[Start Recorded information]

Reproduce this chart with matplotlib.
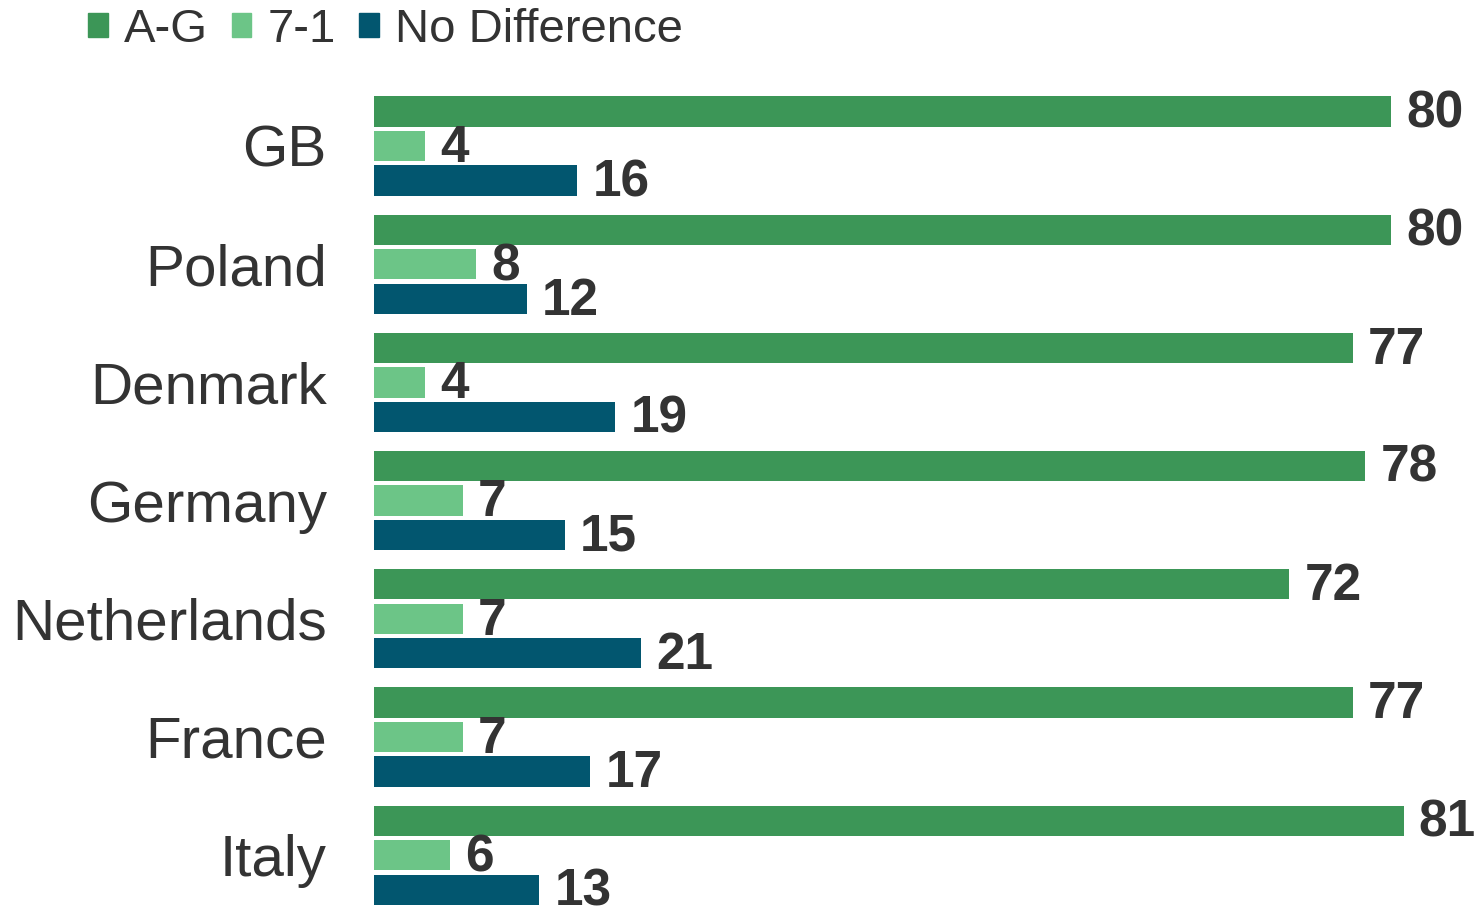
import matplotlib.pyplot as plt
from matplotlib.patches import Patch
import numpy as np

countries = ["GB", "Poland", "Denmark", "Germany", "Netherlands", "France", "Italy"]
series_names = ["A-G", "7-1", "No Difference"]
ag = [80, 80, 77, 78, 72, 77, 81]
seven_one = [4, 8, 4, 7, 7, 7, 6]
no_diff = [16, 12, 19, 15, 21, 17, 13]

colors = ["#3C9657", "#6CC587", "#02566F"]
text_color = "#333333"

plt.rcParams['font.family'] = ['Liberation Sans', 'DejaVu Sans']

fig = plt.figure(figsize=(14.84, 9.11), dpi=100)
ax = fig.add_axes([374 / 1484, 0, 1 - 374 / 1484, 1 - 80 / 911])

y = np.arange(len(countries))
step = 0.292
height = 0.256

for k, (vals, col) in enumerate(zip([ag, seven_one, no_diff], colors)):
    pos = y + (k - 1) * step
    ax.barh(pos, vals, height=height, color=col)
    for p, v in zip(pos, vals):
        ax.text(v + 1.2, p + 0.02, str(v), va='center', ha='left', fontsize=37,
                fontweight='bold', color=text_color)

ax.set_xlim(0, 87.33)
ax.set_ylim(6.472, -0.558)
ax.set_yticks(y)
ax.set_yticklabels(countries, fontsize=42, color=text_color)
ax.tick_params(axis='y', length=0, pad=34)
ax.set_xticks([])
for s in ax.spines.values():
    s.set_visible(False)

handles = [Patch(color=c) for c in colors]
fig.legend(handles, series_names, loc='upper left', bbox_to_anchor=(88 / 1484, 1 - 8 / 911),
           ncol=3, frameon=False, fontsize=34, labelcolor=text_color,
           handlelength=0.42, handleheight=0.42, handletextpad=0.34,
           columnspacing=0.5, borderpad=0, borderaxespad=0)

fig.savefig("out.png", dpi=100)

[End Recorded information]

> **Set exercise**: Copy all the lines above that hold the string "matplotlib".

> **Answer**:
Reproduce this chart with matplotlib.
import matplotlib.pyplot as plt
from matplotlib.patches import Patch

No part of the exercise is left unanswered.